Last week SemGroup, a privately owned midstream services giant, announced that it and certain of its subsidiaries filed petitions for reorganization under Chapter 11 of the U.S. bankruptcy code. Pioneer said it is seeking payment of its pre-bankruptcy claim as a critical supplier under a supplier protection program created by SemGroup and approved by a U.S. bankruptcy court in Wilmington, DE, on July 23. The intent of this program is for SemGroup to pay certain critical suppliers their pre-bankruptcy claims in full and continue paying such suppliers in exchange for their willingness to continue performance.
“It is premature at this time to predict the timing of payments under this program,” Pioneer said.
The condensate supplied to SemGroup is produced from Pioneer’s West Panhandle natural gas field and is processed at Pioneer’s Fain plant in the Texas Panhandle. Pioneer said it continues to supply condensate to SemGroup. However, the company noted that it is monitoring SemGroup’s situation closely and will sell its condensate to alternate purchasers should it become necessary to do so.

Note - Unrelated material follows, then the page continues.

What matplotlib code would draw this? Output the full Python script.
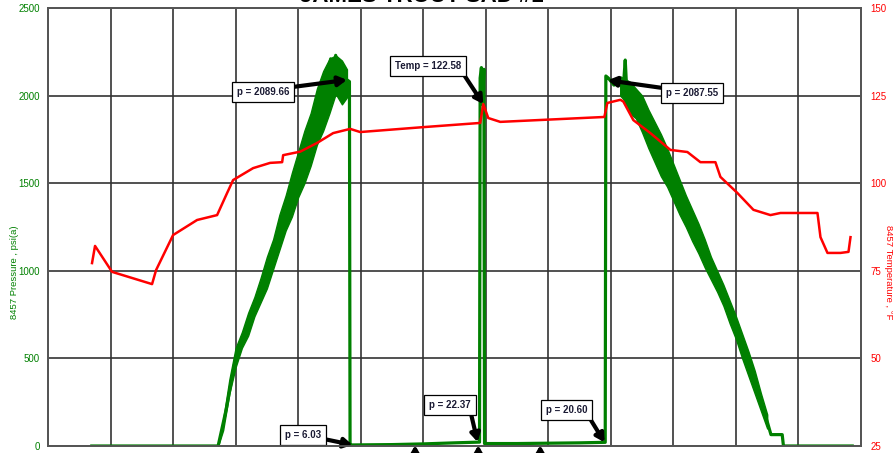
import matplotlib.pyplot as plt

plt.rcParams['font.family'] = ['Liberation Sans', 'DejaVu Sans']

# ---------------------------------------------------------
# Gauge 8457 data (elapsed time in arbitrary grid units)
# ---------------------------------------------------------
press_time = [0.70, 2.72, 2.85, 3.00, 3.20, 3.40, 3.60, 3.80, 4.00, 4.20, 4.40,
              4.52, 4.56, 4.60, 4.65, 4.70, 4.74, 4.78, 4.82, 4.83, 4.86, 5.50,
              6.00, 6.50, 6.88, 6.90, 6.91, 6.93, 6.95, 6.97, 6.98, 7.50, 8.00,
              8.50, 8.91, 8.92, 8.96, 9.05, 9.12, 9.20, 9.23, 9.25, 9.30, 9.50,
              9.70, 9.90, 10.10, 10.30, 10.50, 10.70, 10.90, 11.10, 11.30, 11.50,
              11.56, 11.74, 11.76, 12.86]
press_psi = [0, 0, 210, 500, 700, 890, 1100, 1330, 1550, 1750, 1970,
             2210, 2000, 2230, 2050, 2170, 1980, 2090, 2080, 6, 6, 8,
             12, 18, 22, 22, 2100, 2160, 1950, 2150, 14, 14, 16,
             18, 21, 2112, 2100, 2060, 2080, 2050, 2203, 2060, 1990, 1900,
             1730, 1600, 1420, 1260, 1100, 940, 765, 570, 365, 140,
             65, 65, 0, 0]

# spread of the noisy pressure trace on the two ramps (low / high, psi)
rise_time = [2.72, 2.80, 2.90, 3.00, 3.10, 3.20, 3.30, 3.40, 3.50, 3.60, 3.70,
             3.80, 3.90, 4.00, 4.10, 4.20, 4.30, 4.40, 4.50, 4.60, 4.70, 4.78]
rise_low = [0, 90, 300, 450, 560, 630, 740, 820, 900, 1010, 1120,
            1230, 1310, 1420, 1500, 1600, 1720, 1800, 1900, 2010, 1950, 1990]
rise_high = [0, 150, 380, 560, 650, 760, 850, 960, 1080, 1180, 1320,
             1430, 1560, 1680, 1800, 1900, 2040, 2140, 2210, 2230, 2200, 2150]
fall_time = [9.15, 9.20, 9.30, 9.40, 9.50, 9.60, 9.70, 9.80, 9.90, 10.00,
             10.10, 10.20, 10.30, 10.40, 10.50, 10.60, 10.70, 10.80, 10.90,
             11.00, 11.10, 11.20, 11.30, 11.40, 11.50]
fall_low = [2000, 1980, 1900, 1870, 1790, 1700, 1620, 1540, 1480, 1400,
            1320, 1250, 1170, 1100, 1020, 950, 880, 800, 700,
            610, 500, 400, 300, 200, 100]
fall_high = [2110, 2100, 2080, 2040, 2000, 1920, 1850, 1780, 1700, 1610,
             1520, 1430, 1350, 1270, 1180, 1080, 1000, 920, 830,
             740, 640, 540, 430, 300, 180]

temp_time = [0.704, 0.752, 1.024, 1.664, 1.728, 2.000, 2.384, 2.704, 2.864, 2.960,
             3.280, 3.552, 3.744, 3.760, 4.032, 4.304, 4.560, 4.832, 4.992, 6.000,
             6.912, 6.960, 7.040, 7.232, 8.896, 8.944, 9.152, 9.200, 9.360, 9.632,
             9.952, 10.224, 10.432, 10.672, 10.752, 11.024, 11.280, 11.552, 11.712,
             12.304, 12.352, 12.464, 12.672, 12.800, 12.832]
temp_f = [77.2, 82.1, 74.7, 71.2, 75.2, 85.2, 89.5, 90.9, 97.2, 100.9,
          104.3, 105.8, 106.0, 108.0, 109.0, 111.5, 114.3, 115.5, 114.6, 116.0,
          117.2, 122.6, 118.6, 117.5, 118.9, 122.9, 123.8, 123.3, 118.0, 114.3,
          109.5, 108.9, 106.0, 106.0, 101.8, 97.2, 92.4, 90.9, 91.5,
          91.5, 84.6, 80.1, 80.1, 80.4, 84.6]

# pressure callouts: label, tip (time, psi), box centre (time, psi), arrow start on box
press_notes = [
    ('p = 2089.66', (4.78, 2089.66), (3.44, 2021), (1.0, 0.95)),
    ('p = 6.03', (4.87, 6.03), (4.08, 63), (1.0, 0.15)),
    ('p = 22.37', (6.87, 22.37), (6.43, 234), (0.98, 0.0)),
    ('p = 20.60', (8.90, 20.60), (8.29, 205), (1.0, 0.1)),
    ('p = 2087.55', (8.95, 2087.55), (10.30, 2015), (0.0, 0.95)),
]
temp_note = ('Temp = 122.58', (6.96, 122.58), (6.08, 133.5), (1.0, 0.0))
# arrows from callouts below the visible area
lower_tips = [5.87, 6.88, 7.87]

GREEN = '#008000'
RED = '#ff0000'

fig = plt.figure(figsize=(8.93, 4.53), dpi=100)
ax = fig.add_axes([48 / 893, 7 / 453, 813 / 893, 438 / 453])
ax2 = ax.twinx()

ax.set_xlim(0, 13)
ax.set_ylim(0, 2500)
ax2.set_ylim(25, 150)
ax.set_xticks(range(0, 14))
ax.set_yticks(range(0, 2501, 500))
ax2.set_yticks(range(25, 151, 25))
ax.set_xticklabels([])
ax.grid(True, color='#333333', linewidth=1.2)
ax.tick_params(axis='both', length=0)
ax.tick_params(axis='y', labelsize=7, labelcolor=GREEN, pad=6)
ax2.tick_params(axis='y', length=0, labelsize=7, labelcolor=RED, pad=7)
for a in (ax, ax2):
    for s in a.spines.values():
        s.set_color('#555555')
        s.set_linewidth(1.3)

ax.fill_between(rise_time, rise_low, rise_high, color=GREEN, lw=1.0, zorder=3)
ax.fill_between(fall_time, fall_low, fall_high, color=GREEN, lw=1.0, zorder=3)
ax.plot(press_time, press_psi, color=GREEN, linewidth=2.3, zorder=3)
ax2.plot(temp_time, temp_f, color=RED, linewidth=1.8, zorder=3)

box = dict(boxstyle='square,pad=0.5', fc='white', ec='black', lw=0.9)


def arrow_props(rel):
    return dict(arrowstyle='-|>,head_length=0.7,head_width=0.4', color='black',
                lw=3.0, shrinkA=0, shrinkB=0, relpos=rel)


for label, tip, pos, rel in press_notes:
    ax.annotate(label, xy=tip, xytext=pos, fontsize=7, fontweight='bold',
                color='#1a1a33', ha='center', va='center', bbox=box,
                arrowprops=arrow_props(rel), zorder=6)

ax2.annotate(temp_note[0], xy=temp_note[1], xytext=temp_note[2], fontsize=7,
             fontweight='bold', color='#1a1a33', ha='center', va='center',
             bbox=box, arrowprops=arrow_props(temp_note[3]), zorder=6)

for t in lower_tips:
    ax.annotate('', xy=(t, 5), xytext=(t, -200), arrowprops=arrow_props((0.5, 0.5)),
                annotation_clip=False)

fig.text(0.016, 0.40, '8457 Pressure , psi(a)', rotation=90, color=GREEN,
         fontsize=6.8, ha='center', va='center')
fig.text(0.995, 0.40, '8457 Temperature , \u00b0F', rotation=270, color=RED,
         fontsize=6.8, ha='center', va='center')
fig.text(422 / 893, 1 - 2 / 453, 'JAMES TROUT SAD #1', fontsize=16,
         fontweight='bold', ha='center', va='baseline')

fig.savefig('out.png', dpi=100)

A group of SemGroup creditors last Wednesday said unauthorized energy trading may have caused the loss. In the bankruptcy court, 11 lenders that participated in the $141 million secured term loan said they objected to SemGroup’s request for permission to access cash collateral to maintain normal business operations, warning in a brief filed with the court that any fraudulent trades made by SemGroup could affect their ability to recoup their losses.
At least one of the 11 creditors, TEPPCO Partners LP subsidiary TEPPCO Crude Oil LLC, said it does not expect to see any fallout, noting that SemGroup has represented less than 3% of the partnership’s current crude oil gathering volumes.
SemGroup is coming under fire from not only creditors, but also from stockholders of its publicly traded subsidiary SemGroup Energy Partners LP (SGLP).
Roy Jacobs & Associates said it has filed an action in the U.S. District Court for the Southern District of New York on behalf of purchasers of the common units of SGLP from Feb. 20 through July 17 for violation of federal securities laws. The complaint alleges that SGLP’s parent company was “in financial difficulty” or “at high risk for such financial difficulty” as a result of its “investment in risky crude oil hedge transactions,” but hid this from investors in SGLP.
SemGroup’s problems became even worse last Thursday as it was revealed that the Securities and Exchange Commission and the U.S. Attorney’s Office in Oklahoma City are investigating the company’s collapse (see Daily GPI, July 28).